One sky: since the Appalachians and Sierras claimed their majesty, and the Mississippi and Colorado worked their way to the sea. Thank the work of our hands: weaving steel into bridges, finishing one more report for the boss on time, stitching another wound or uniform, the first brush stroke on a portrait, or the last floor on the Freedom Tower jutting into a sky that yields to our resilience.

One sky, toward which we sometimes lift our eyes tired from work: some days guessing at the weather of our lives, some days giving thanks for a love that loves you back, sometimes praising a mother who knew how to give, or forgiving a father who couldn't give what you wanted.

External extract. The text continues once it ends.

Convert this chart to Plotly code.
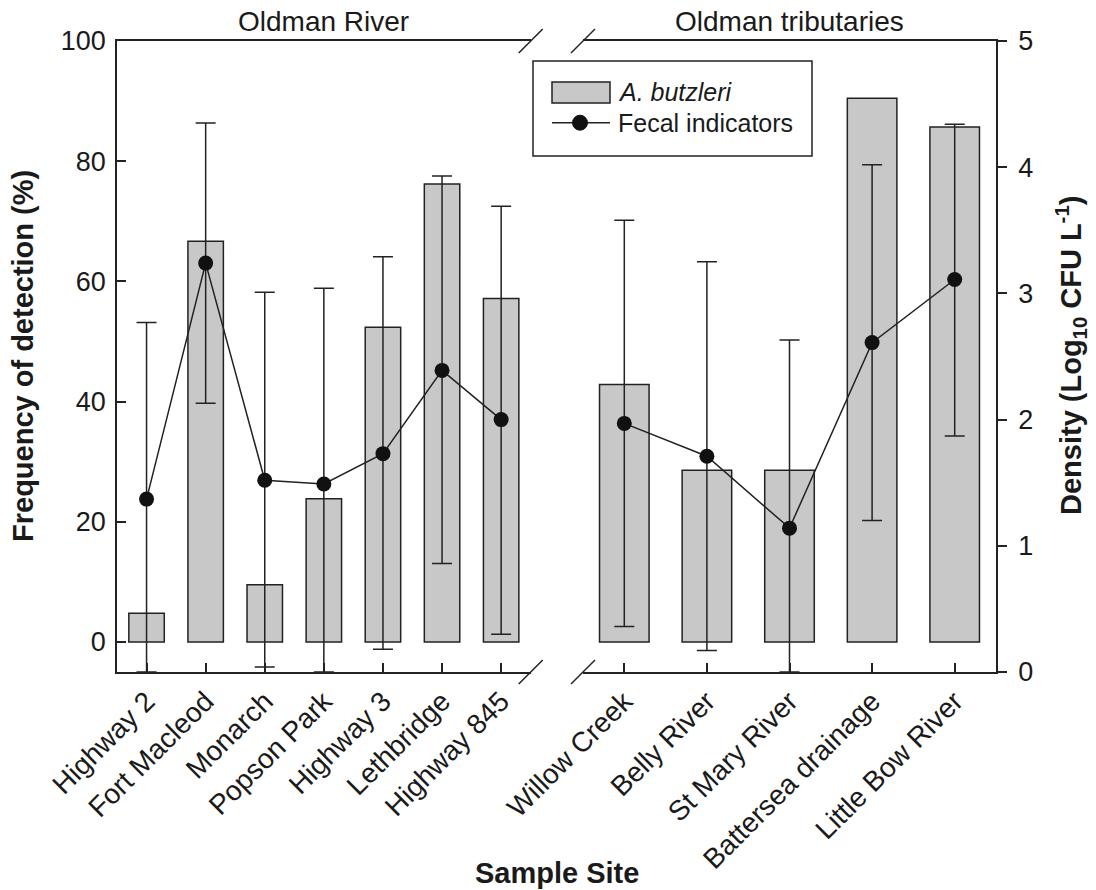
import plotly.graph_objects as go

# Oldman River main-stem sites
sites_main = ["Highway 2", "Fort Macleod", "Monarch", "Popson Park",
              "Highway 3", "Lethbridge", "Highway 845"]
detect_main = [4.76, 66.67, 9.52, 23.81, 52.38, 76.19, 57.14]      # % detection
fecal_main = [1.37, 3.24, 1.52, 1.49, 1.73, 2.39, 2.00]           # log10 CFU/L
fecal_main_hi = [2.77, 4.35, 3.01, 3.04, 3.29, 3.93, 3.69]
fecal_main_lo = [0.00, 2.13, 0.04, 0.00, 0.18, 0.86, 0.30]

# Tributary sites
sites_trib = ["Willow Creek", "Belly River", "St Mary River",
              "Battersea drainage", "Little Bow River"]
detect_trib = [42.86, 28.57, 28.57, 90.48, 85.71]
fecal_trib = [1.97, 1.71, 1.14, 2.61, 3.11]
fecal_trib_hi = [3.58, 3.25, 2.63, 4.02, 4.34]
fecal_trib_lo = [0.36, 0.17, 0.00, 1.20, 1.87]

left_ticks = [0, 20, 40, 60, 80, 100]
right_ticks = [0, 1, 2, 3, 4, 5]

FONT = "Liberation Sans, Arial, sans-serif"
INK = "#1a1a1a"
BAR_FILL = "#c8c8c8"

# plot-area geometry (pixels) used for paper-coordinate decorations
L, R, T, B = 117, 996, 41, 672
W, H = R - L, B - T
split_left, split_right = 530.7, 583.0


def px(x):
    return (x - L) / W


def py(y):
    return (B - y) / H


fig = go.Figure()

bar_style = dict(color=BAR_FILL, line=dict(color="#222", width=1.5))
fig.add_trace(go.Bar(x=list(range(len(sites_main))), y=detect_main, width=0.6,
                     marker=bar_style, xaxis="x", yaxis="y", showlegend=False))
fig.add_trace(go.Bar(x=list(range(len(sites_trib))), y=detect_trib, width=0.6,
                     marker=bar_style, xaxis="x2", yaxis="y", showlegend=False))


def fecal_trace(vals, hi, lo, xa):
    return go.Scatter(
        x=list(range(len(vals))), y=vals, mode="lines+markers",
        line=dict(color="#222", width=1.5),
        marker=dict(color="#111", size=15),
        error_y=dict(type="data", symmetric=False,
                     array=[h - v for h, v in zip(hi, vals)],
                     arrayminus=[v - l for v, l in zip(vals, lo)],
                     color="#222", thickness=1.5, width=10),
        xaxis=xa, yaxis="y2", showlegend=False)


fig.add_trace(fecal_trace(fecal_main, fecal_main_hi, fecal_main_lo, "x"))
fig.add_trace(fecal_trace(fecal_trib, fecal_trib_hi, fecal_trib_lo, "x2"))

axis_common = dict(showline=True, linecolor="#222", linewidth=1.5,
                   showgrid=False, zeroline=False, tickcolor="#222",
                   tickwidth=1.5, ticklen=9)
num_font = dict(family=FONT, size=27, color=INK)
cat_font = dict(family=FONT, size=28, color=INK)

fig.update_layout(
    width=1096, height=890, autosize=False,
    margin=dict(l=L, r=1096 - R, t=T, b=890 - B),
    paper_bgcolor="white", plot_bgcolor="white",
    bargap=0.4, showlegend=False,
    xaxis=dict(domain=[0, px(split_left)], range=[-0.5, 6.5],
               tickvals=list(range(len(sites_main))), ticktext=sites_main,
               tickangle=-45, ticks="inside", mirror=True, anchor="y",
               tickfont=cat_font, **axis_common),
    xaxis2=dict(domain=[px(split_right), 1], range=[-0.5, 4.5],
                tickvals=list(range(len(sites_trib))), ticktext=sites_trib,
                tickangle=-45, ticks="inside", mirror=True, anchor="y",
                tickfont=cat_font, **axis_common),
    yaxis=dict(domain=[0, 1], range=[-5, 100], tickvals=left_ticks,
               ticks="inside", anchor="x", ticklabelstandoff=4,
               tickfont=num_font, **axis_common),
    yaxis2=dict(domain=[0, 1], range=[0, 5], tickvals=right_ticks,
                ticks="outside", side="right", overlaying="y", anchor="x2",
                ticklabelstandoff=6, tickfont=num_font, **axis_common),
)

shapes = []
# axis break marks on top and bottom frame lines
for cx in (split_left, split_right):
    for cy in (T, B):
        shapes.append(dict(type="line", xref="paper", yref="paper",
                           x0=px(cx - 12), y0=py(cy + 12),
                           x1=px(cx + 12), y1=py(cy - 12),
                           line=dict(color="#222", width=1.5)))

# legend box
shapes.append(dict(type="rect", xref="paper", yref="paper",
                   x0=px(533), y0=py(156), x1=px(812), y1=py(61),
                   line=dict(color="#222", width=1.5), fillcolor="white",
                   layer="above"))
shapes.append(dict(type="rect", xref="paper", yref="paper",
                   x0=px(552), y0=py(103), x1=px(610), y1=py(82),
                   line=dict(color="#222", width=1.5), fillcolor=BAR_FILL))
shapes.append(dict(type="line", xref="paper", yref="paper",
                   x0=px(552), y0=py(122.7), x1=px(610), y1=py(122.7),
                   line=dict(color="#222", width=1.5)))
shapes.append(dict(type="circle", xref="paper", yref="paper",
                   x0=px(572.5), y0=py(130.2), x1=px(587.5), y1=py(115.2),
                   line=dict(color="#111", width=1), fillcolor="#111"))
fig.update_layout(shapes=shapes)

ann = []


def text(x, y, s, size=25, **kw):
    d = dict(x=px(x), y=py(y), xref="paper", yref="paper", text=s,
             showarrow=False, font=dict(family=FONT, size=size, color=INK),
             xanchor="center", yanchor="middle")
    d.update(kw)
    ann.append(d)


text(616, 92, "<i>A. butzleri</i>", xanchor="left")
text(616, 123, "Fecal indicators", xanchor="left")
text((L + split_left) / 2, 22, "Oldman River", size=28)
text((split_right + R) / 2, 22, "Oldman tributaries", size=28)
text((L + R) / 2, 873, "<b>Sample Site</b>", size=29)
text(23, 356, "<b>Frequency of detection (%)</b>", size=29, textangle=-90)
text(1071, 356, "<b>Density (Log<sub>10</sub> CFU L<sup>-1</sup>)</b>", size=29,
     textangle=-90)
fig.update_layout(annotations=ann)

fig.write_html("out.html")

We head home: through the gloss of rain or weight of snow, or the plum blush of dusk, but always -- home, always under one sky, our sky. And always one moon like a silent drum tapping on every rooftop and every window, of one country -- all of us --facing the stars hope -- a new constellation waiting for us to map it, waiting for us to name it --together

8 comments:

Anonymous said...

Way cool! Right after I read this, a band in the Inauguration Parade played "This Land is Your Land" and you could just see Woody Guthrie smiling from somewhere!

- Larry, the editor said...

Yes, indeed. That band is the Northern State University Marching Band from Aberdeen, South Dakota. Nice choice, eh? Especially since some of us think that song would be perfect as our national anthem. -- editor.

Anonymous said...

Wow. Now this is something: The VMI (Virginia Military Institute) band just went by. Wearing the same style uniforms the VMI cadets wore 150 years ago when they attacked the "invading" Yankee army in the Civil War. From fighting for the Confederacy and for slavery then to honoring a black president now. I wonder how many who saw them go by have any idea? - Tom

Anonymous said...

Richard Blanco the poet. Youngest poet ever in an inauguration. Cuban-American. And openly gay. Now that says a lot about how far we've come, too.

Anonymous said...

Freezing my ass off but glad we made the trip here! James Taylor, YES! Not impressed with that American Idol singer tho. Bands in parade all good, and hope for space program restart with NASA there with Curiosity and Orion in parade. But it is COLD here, especially since parade went past dark. Tell me it wasn't really 80 degrees today in California?
Lou

Anonymous said...

Went to show my mom the civil rights poster you had on the site Sunday and found your pic from the inauguration lunch. Enjoyed that, but can you send me the poster? My mom marched with Dr. King across the Pettis Bridge and I want to print one for her. Thanks! - Elaine

- Larry, the editor said...

Here's the url for the poster. The original is of low resolution, though, and this is all we have:

http://www.arkansas.com/blog/wp-content/uploads/voices_sq-ad15de9f4211eaec66e462108c050ad7bb4301a8-s1.jpg

Anonymous said...

Why does everyone call this 'poetry'? I mean, it is a nice essay with a theme that fit, but poetry? I don't see it.